* _Information supplied_
§
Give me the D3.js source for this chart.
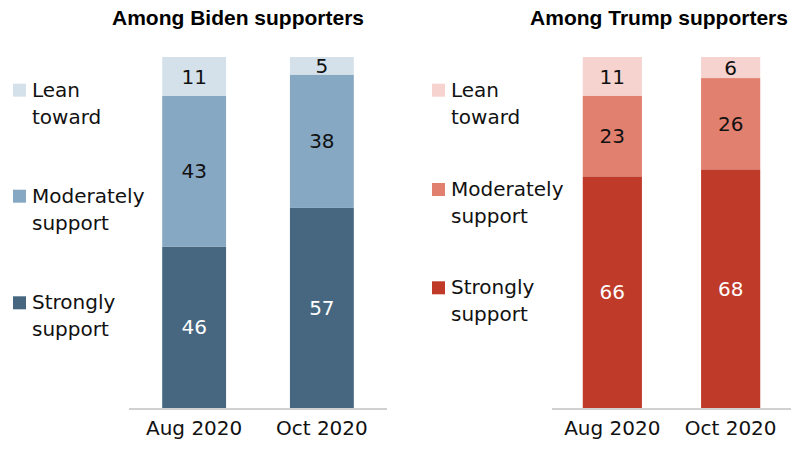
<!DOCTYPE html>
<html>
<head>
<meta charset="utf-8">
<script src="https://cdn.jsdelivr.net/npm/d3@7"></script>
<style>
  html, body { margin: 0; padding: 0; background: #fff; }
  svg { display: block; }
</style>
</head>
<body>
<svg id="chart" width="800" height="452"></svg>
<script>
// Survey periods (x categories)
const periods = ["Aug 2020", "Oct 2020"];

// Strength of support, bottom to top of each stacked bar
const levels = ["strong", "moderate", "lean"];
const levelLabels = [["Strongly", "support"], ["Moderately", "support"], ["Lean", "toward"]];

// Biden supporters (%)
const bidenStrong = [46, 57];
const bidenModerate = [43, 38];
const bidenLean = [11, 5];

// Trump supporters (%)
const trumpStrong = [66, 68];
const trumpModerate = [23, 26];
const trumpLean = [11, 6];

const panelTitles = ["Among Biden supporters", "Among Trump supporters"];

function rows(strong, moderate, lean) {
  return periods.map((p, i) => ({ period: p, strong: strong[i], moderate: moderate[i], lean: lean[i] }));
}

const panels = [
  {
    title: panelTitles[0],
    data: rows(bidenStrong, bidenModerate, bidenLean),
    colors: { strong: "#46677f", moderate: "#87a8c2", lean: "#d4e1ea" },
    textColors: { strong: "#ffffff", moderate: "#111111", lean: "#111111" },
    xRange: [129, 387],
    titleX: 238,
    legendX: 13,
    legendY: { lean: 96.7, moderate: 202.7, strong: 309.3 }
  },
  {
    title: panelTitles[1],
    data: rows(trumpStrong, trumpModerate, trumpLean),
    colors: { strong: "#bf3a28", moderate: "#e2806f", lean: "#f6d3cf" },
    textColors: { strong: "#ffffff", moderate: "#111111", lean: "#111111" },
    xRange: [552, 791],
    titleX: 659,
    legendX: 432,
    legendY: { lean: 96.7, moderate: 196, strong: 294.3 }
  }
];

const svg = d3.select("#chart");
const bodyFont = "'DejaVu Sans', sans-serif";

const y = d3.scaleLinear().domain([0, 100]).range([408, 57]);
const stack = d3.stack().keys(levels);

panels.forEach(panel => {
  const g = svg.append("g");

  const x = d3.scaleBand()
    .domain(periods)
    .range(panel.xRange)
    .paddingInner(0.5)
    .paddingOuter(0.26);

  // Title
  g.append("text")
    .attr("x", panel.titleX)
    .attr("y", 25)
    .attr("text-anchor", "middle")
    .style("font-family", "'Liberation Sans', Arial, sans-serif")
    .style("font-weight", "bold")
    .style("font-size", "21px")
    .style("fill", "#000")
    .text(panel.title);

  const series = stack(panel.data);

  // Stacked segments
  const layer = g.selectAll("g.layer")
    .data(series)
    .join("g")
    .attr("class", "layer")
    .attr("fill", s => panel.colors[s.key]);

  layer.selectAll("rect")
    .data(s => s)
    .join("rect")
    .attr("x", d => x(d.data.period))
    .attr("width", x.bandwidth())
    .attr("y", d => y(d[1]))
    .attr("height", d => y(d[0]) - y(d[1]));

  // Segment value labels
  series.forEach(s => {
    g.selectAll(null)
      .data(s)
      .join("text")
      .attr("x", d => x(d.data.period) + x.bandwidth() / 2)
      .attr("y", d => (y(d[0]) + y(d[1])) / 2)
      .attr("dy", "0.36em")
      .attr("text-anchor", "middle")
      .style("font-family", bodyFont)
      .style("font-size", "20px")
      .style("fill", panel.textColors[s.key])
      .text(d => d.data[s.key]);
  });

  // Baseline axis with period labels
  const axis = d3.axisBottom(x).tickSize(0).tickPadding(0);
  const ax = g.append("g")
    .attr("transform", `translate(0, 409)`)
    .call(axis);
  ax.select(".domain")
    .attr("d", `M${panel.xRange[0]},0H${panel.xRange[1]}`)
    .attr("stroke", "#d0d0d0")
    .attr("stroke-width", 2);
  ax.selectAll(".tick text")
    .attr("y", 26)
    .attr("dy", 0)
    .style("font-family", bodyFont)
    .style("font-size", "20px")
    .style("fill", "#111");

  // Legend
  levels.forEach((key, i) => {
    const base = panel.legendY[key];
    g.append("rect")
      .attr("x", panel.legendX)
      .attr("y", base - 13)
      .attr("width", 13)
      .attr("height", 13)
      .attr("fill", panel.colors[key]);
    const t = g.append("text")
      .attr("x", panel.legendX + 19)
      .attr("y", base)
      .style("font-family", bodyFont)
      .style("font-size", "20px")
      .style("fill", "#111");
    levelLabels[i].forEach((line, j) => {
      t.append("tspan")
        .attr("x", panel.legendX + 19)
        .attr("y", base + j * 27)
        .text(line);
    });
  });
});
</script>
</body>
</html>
§
* _What is being asked_
Return the whole listing, word for word, and leave out every picture.

* _Result of this task_
Give me the D3.js source for this chart.
<!DOCTYPE html>
<html>
<head>
<meta charset="utf-8">
<script src="https://cdn.jsdelivr.net/npm/d3@7"></script>
<style>
  html, body { margin: 0; padding: 0; background: #fff; }
  svg { display: block; }
</style>
</head>
<body>
<svg id="chart" width="800" height="452"></svg>
<script>
// Survey periods (x categories)
const periods = ["Aug 2020", "Oct 2020"];

// Strength of support, bottom to top of each stacked bar
const levels = ["strong", "moderate", "lean"];
const levelLabels = [["Strongly", "support"], ["Moderately", "support"], ["Lean", "toward"]];

// Biden supporters (%)
const bidenStrong = [46, 57];
const bidenModerate = [43, 38];
const bidenLean = [11, 5];

// Trump supporters (%)
const trumpStrong = [66, 68];
const trumpModerate = [23, 26];
const trumpLean = [11, 6];

const panelTitles = ["Among Biden supporters", "Among Trump supporters"];

function rows(strong, moderate, lean) {
  return periods.map((p, i) => ({ period: p, strong: strong[i], moderate: moderate[i], lean: lean[i] }));
}

const panels = [
  {
    title: panelTitles[0],
    data: rows(bidenStrong, bidenModerate, bidenLean),
    colors: { strong: "#46677f", moderate: "#87a8c2", lean: "#d4e1ea" },
    textColors: { strong: "#ffffff", moderate: "#111111", lean: "#111111" },
    xRange: [129, 387],
    titleX: 238,
    legendX: 13,
    legendY: { lean: 96.7, moderate: 202.7, strong: 309.3 }
  },
  {
    title: panelTitles[1],
    data: rows(trumpStrong, trumpModerate, trumpLean),
    colors: { strong: "#bf3a28", moderate: "#e2806f", lean: "#f6d3cf" },
    textColors: { strong: "#ffffff", moderate: "#111111", lean: "#111111" },
    xRange: [552, 791],
    titleX: 659,
    legendX: 432,
    legendY: { lean: 96.7, moderate: 196, strong: 294.3 }
  }
];

const svg = d3.select("#chart");
const bodyFont = "'DejaVu Sans', sans-serif";

const y = d3.scaleLinear().domain([0, 100]).range([408, 57]);
const stack = d3.stack().keys(levels);

panels.forEach(panel => {
  const g = svg.append("g");

  const x = d3.scaleBand()
    .domain(periods)
    .range(panel.xRange)
    .paddingInner(0.5)
    .paddingOuter(0.26);

  // Title
  g.append("text")
    .attr("x", panel.titleX)
    .attr("y", 25)
    .attr("text-anchor", "middle")
    .style("font-family", "'Liberation Sans', Arial, sans-serif")
    .style("font-weight", "bold")
    .style("font-size", "21px")
    .style("fill", "#000")
    .text(panel.title);

  const series = stack(panel.data);

  // Stacked segments
  const layer = g.selectAll("g.layer")
    .data(series)
    .join("g")
    .attr("class", "layer")
    .attr("fill", s => panel.colors[s.key]);

  layer.selectAll("rect")
    .data(s => s)
    .join("rect")
    .attr("x", d => x(d.data.period))
    .attr("width", x.bandwidth())
    .attr("y", d => y(d[1]))
    .attr("height", d => y(d[0]) - y(d[1]));

  // Segment value labels
  series.forEach(s => {
    g.selectAll(null)
      .data(s)
      .join("text")
      .attr("x", d => x(d.data.period) + x.bandwidth() / 2)
      .attr("y", d => (y(d[0]) + y(d[1])) / 2)
      .attr("dy", "0.36em")
      .attr("text-anchor", "middle")
      .style("font-family", bodyFont)
      .style("font-size", "20px")
      .style("fill", panel.textColors[s.key])
      .text(d => d.data[s.key]);
  });

  // Baseline axis with period labels
  const axis = d3.axisBottom(x).tickSize(0).tickPadding(0);
  const ax = g.append("g")
    .attr("transform", `translate(0, 409)`)
    .call(axis);
  ax.select(".domain")
    .attr("d", `M${panel.xRange[0]},0H${panel.xRange[1]}`)
    .attr("stroke", "#d0d0d0")
    .attr("stroke-width", 2);
  ax.selectAll(".tick text")
    .attr("y", 26)
    .attr("dy", 0)
    .style("font-family", bodyFont)
    .style("font-size", "20px")
    .style("fill", "#111");

  // Legend
  levels.forEach((key, i) => {
    const base = panel.legendY[key];
    g.append("rect")
      .attr("x", panel.legendX)
      .attr("y", base - 13)
      .attr("width", 13)
      .attr("height", 13)
      .attr("fill", panel.colors[key]);
    const t = g.append("text")
      .attr("x", panel.legendX + 19)
      .attr("y", base)
      .style("font-family", bodyFont)
      .style("font-size", "20px")
      .style("fill", "#111");
    levelLabels[i].forEach((line, j) => {
      t.append("tspan")
        .attr("x", panel.legendX + 19)
        .attr("y", base + j * 27)
        .text(line);
    });
  });
});
</script>
</body>
</html>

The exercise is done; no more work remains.